In the article, Media Evolution and Cultural Change, Meyrowitz discusses the “four eras” of society and how overtime these eras as well as the introduction of technology has helped mold the society that we live in today. The four eras are the oral, scribal, modern, and postmodern societies. Each era is significant and used their resources in the molding of how the community as a whole functioned. The presence of print and literacy has allowed us as a society to be exposed to other cultures around the world, from the comfort of staying put.
Prior to print and literacy, communities operated in an oral society, meaning that their knowledge and understanding about each other derived strictly from word of mouth and memory of what has been passed down to them within their community. There was no desire to branch out beyond what they knew, which is so distant from how we as a society think today.
Oral society began is the earliest communities, and is defined as a method of interaction through verbal communication, memory, and tribal rituals. Everyday living was done through experiential learning, which is the action of doing things. Oral societies obtained a communal way of living. Contrary to what we experience in modern day, there were no set rules or hierarchical rankings. Everyone in a particular tribe was considered a unit, and there was no concept of categorizing people omitting the obvious distinctions such as age, and gender. In tribal communities the elders were held at the highest ranking and they were viewed as the ones with the most wisdom. As previously stated, memory played one of the most important roles in oral communities. Since nothing was written down, the functionality of society was strictly off memory passed down from generation to generation. This came into play with court order, ceremonies, and the beliefs and expectations for every individual villager. Meyrowitz stated, “members of the society tend to have very similar cultural experiences and knowledge” (56). This was due to their communal way of living and ideology of universal morality. There was no need to branch off the beaten path because everything was just the way that it has always been done. There is no specific norms among all people. All tribes play as individual worlds and norms differ only tribe to tribe.

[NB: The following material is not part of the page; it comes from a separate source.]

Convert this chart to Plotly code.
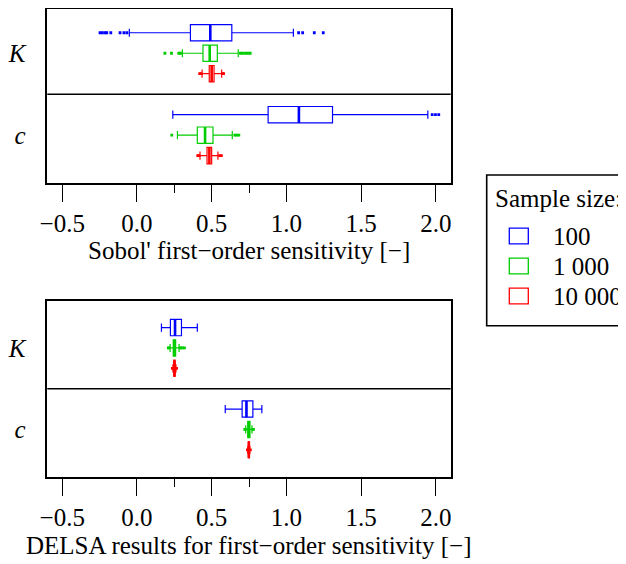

Meyrowitz states that the beginning of writing began to change the structure of oral societies. Though the beginning of print in the early centuries was still so minuscule, it enabled society to start separating the literate from the illiterate. He claims that writing is “unnatural”, therefore the people that obtained that ability were naturally ranked at a higher level than those who do not. Scribal societies still have similarities to oral, but this was the beginning of a more ordered and restricted society.
The scribal society was the beginning of the rise of the monarchs and the church. With this rise, this triggered a more complex society, enabling the concept of complex thoughts. Scribes were unpaid literate people who were able to put there thoughts down into words. However, they were not just writing whatever they wished. The beginning of writing was strictly master narratives, which were primary religious texts with some political and economic spreading.
In the early years of scribal communities, the concept of Fuedalism was developed. Fuedalism is a hierarchical ranking in which citizens are born into and cannot escape from.They are ranked kings, nobles, knights, to peasants. As written in the Soha reading, Buadrillard addresses the concept symbolic order which is a fixed system of signs that reflected basic certainty of life. In a scribal society, the beginning of writing works as a symbolic order. Though so far from today, this ranking was important because it was the beginning of a more modern hierarchical ladder that we use today. This sparked the age of Enlightenment (17th-18th) century which eventually sparked the printing press.
The beginning of the printing press was a huge movement towards mass communication among a large group of people. Society was finally able to interact and spread news in mass amounts, and not everything had to be spread orally or through memory. This also gave society as a whole a better sense of individuality and ownership of their own person. It was a huge progression in communication and the first giant leap toward our technologically advanced world that we live in today.
Through the Meyrowitz reading and the documentary, Matter of Fact Printing, it is evident that society as a whole has significantly progressed, and will continue to progress and we as a whole grow. The way we function as a society is completely depicted by what we are exposed to. The documentary focuses a lot on the early European Era, and how they were so sufficient and stable on the resources they had. However, once science granted us with these new technological advances, that is what we depend on solely. Personally, I believe the functionality of a society depends more so on what you are exposed to rather than what science has made us believe we are or are not capable of.